Craig turned and thrust his face close to hers.
“And what are you going to do when I’ve gone, Saskia? Whose life are you going to organize when Donny and the rest of us are off flying through the stars? What if we even make a go of it out there?”
Maurice pushed past them, eager to be on the ship. Michel walked on thoughtfully, Stephanie’s wheel rolling alongside him.
“There will be a flier here in five minutes. Why not wait for its arrival? Talk things over with the atomic Stephanie. You can still go with this ship tomorrow.”
Michel paused. Saskia suddenly appeared at his shoulder. She made a little noise that sounded something like a sob.
“Don’t listen to her, Michel. Come on, we’re going to need you to tell us what to do.”
She took him by the arm and led him up the ramp.
“And that’s it?” asked Judy.
“And that’s it,” said Maurice. “It was just like a game of dare. We all thought that we were going to give up at any moment, but somehow we just went on playing. Claude and his crew took us up into space, where they triggered the self-replication routine on the
Borderlands,
and the
Eva Rye
was born.”
Judy frowned. “I thought that you weren’t allowed to use self-replication. I thought that wasn’t in the rules of the game.”

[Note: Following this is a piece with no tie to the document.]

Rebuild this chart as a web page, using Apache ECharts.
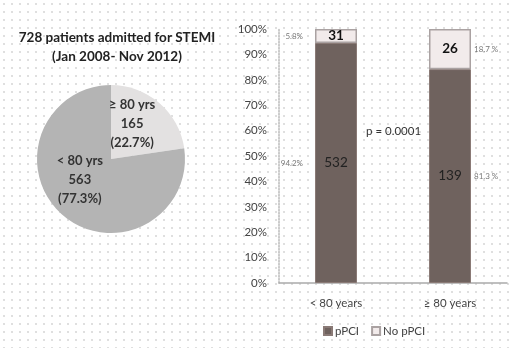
<!DOCTYPE html>
<html><head><meta charset="utf-8">
<script src="https://cdn.jsdelivr.net/npm/echarts@6/dist/echarts.min.js"></script>
<style>
html,body{margin:0;padding:0;}
body{background:#fff;background-image:radial-gradient(circle,#d4d4d4 0.6px,transparent 1px);background-size:8px 8px;}
#c{width:511px;height:348px;}
</style></head><body><div id="c"></div>
<script>
const titleLines = ['728 patients admitted for STEMI', '(Jan 2008- Nov 2012)'];
const pieNames = ['≥ 80 yrs', '< 80 yrs'];
const pieValues = [165, 563];
const piePct = ['22.7%', '77.3%'];

const categories = ['< 80 years', '≥ 80 years'];
const pPCI = [94.5, 84.2];
const noPCI = [5.5, 15.8];
const pPCICounts = [532, 139];
const noPCICounts = [31, 26];
const pPCIPctLabels = ['94.2%', '81.3 %'];
const noPCIPctLabels = ['5.8%', '18.7 %'];
const pText = 'p = 0.0001';
const font = 'Lato, "Open Sans", sans-serif';

const chart = echarts.init(document.getElementById('c'));
chart.setOption({
  animation: false,
  backgroundColor: 'transparent',
  textStyle: {fontFamily: font},
  title: {
    text: titleLines.join('\n'), left: 112, top: 23, textAlign: 'center',
    textStyle: {fontSize: 13.5, fontWeight: 'bold', color: '#222', lineHeight: 19, fontFamily: font}
  },
  legend: {
    data: ['pPCI', 'No pPCI'], left: 318, top: 320, itemWidth: 8, itemHeight: 8, itemGap: 12,
    icon: 'rect', textStyle: {fontSize: 11.5, color: '#444', fontFamily: font, padding: [0,0,0,-2]}
  },
  grid: {left: 279, right: 4, top: 29, bottom: 65},
  xAxis: {
    type: 'category', data: categories,
    axisLine: {lineStyle: {color: '#aaa', width: 1.5}}, axisTick: {show: false},
    axisLabel: {fontSize: 11.5, color: '#444', margin: 14, fontFamily: font}
  },
  yAxis: {
    type: 'value', min: 0, max: 100, interval: 10,
    axisLine: {show: true, lineStyle: {color: '#bbb', type: 'dotted', width: 1.5}},
    axisTick: {show: false}, splitLine: {show: false},
    axisLabel: {formatter: '{value}%', fontSize: 11.5, color: '#444', margin: 12, fontFamily: font}
  },
  series: [
    {
      type: 'pie', center: [111, 159], radius: 74, startAngle: 90, clockwise: true,
      silent: true,
      data: pieValues.map((v, i) => ({name: pieNames[i], value: v,
        itemStyle: {color: i === 0 ? '#e3e1e1' : '#b4b4b4'}})),
      itemStyle: {borderColor: '#fff', borderWidth: 0},
      label: {
        position: 'inside', fontSize: 13, fontWeight: 'bold', color: '#333', lineHeight: 19,
        fontFamily: font,
        formatter: p => p.name + '\n' + p.value + '\n(' + piePct[p.dataIndex] + ')'
      },
      labelLayout: p => p.dataIndex === 0 ? {dx: -5, dy: -5} : {dx: -5, dy: -9},
      labelLine: {show: false}
    },
    {
      name: 'pPCI', type: 'bar', stack: 's', barWidth: 42, data: pPCI,
      itemStyle: {color: '#6f625e', borderColor: '#8a7a76', borderWidth: 1},
      label: {show: true, position: 'inside', fontSize: 13.5, color: '#222', fontFamily: font,
        formatter: p => pPCICounts[p.dataIndex]}
    },
    {
      name: 'No pPCI', type: 'bar', stack: 's', barWidth: 42, data: noPCI,
      itemStyle: {color: '#f2ebeb', borderColor: '#aaa2a2', borderWidth: 1.5},
      label: {show: true, position: 'inside', fontSize: 13.5, fontWeight: 'bold', color: '#111', fontFamily: font,
        formatter: p => noPCICounts[p.dataIndex]}
    },
    {
      type: 'scatter', symbolSize: 0, silent: true,
      data: pPCI.map((v, i) => ({value: [i, v / 2],
        label: {position: i === 0 ? 'left' : 'right', distance: i === 0 ? 33 : 24}})),
      label: {show: true, fontSize: 8, color: '#555', fontFamily: font,
        formatter: p => pPCIPctLabels[p.dataIndex]}
    },
    {
      type: 'scatter', symbolSize: 0, silent: true,
      data: noPCI.map((v, i) => ({value: [i, pPCI[i] + v / 2],
        label: {position: i === 0 ? 'left' : 'right', distance: i === 0 ? 33 : 24}})),
      label: {show: true, fontSize: 8, color: '#555', fontFamily: font,
        formatter: p => noPCIPctLabels[p.dataIndex]}
    }
  ],
  graphic: [{
    type: 'text', left: 366, top: 125,
    style: {text: pText, fontSize: 11.5, fill: '#333', fontFamily: font}
  }]
});
</script></body></html>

Maurice shrugged. “We’re still learning the rules of the game, Judy. I think that you’re allowed to use VNMs when you bring in new players. The
Borderlands
got an upgrade, I guess. The original
Eva Rye
was very basic. A complete hodge-podge of styles, most of which didn’t work.” He cast a thoughtful eye around the black-and-white interior of the room. “So now we just go around trading, though we don’t do very well. I suppose if we had an AI, then we wouldn’t keep making mistakes. But I suppose if everyone had AIs, then we’d be right back to where we started.”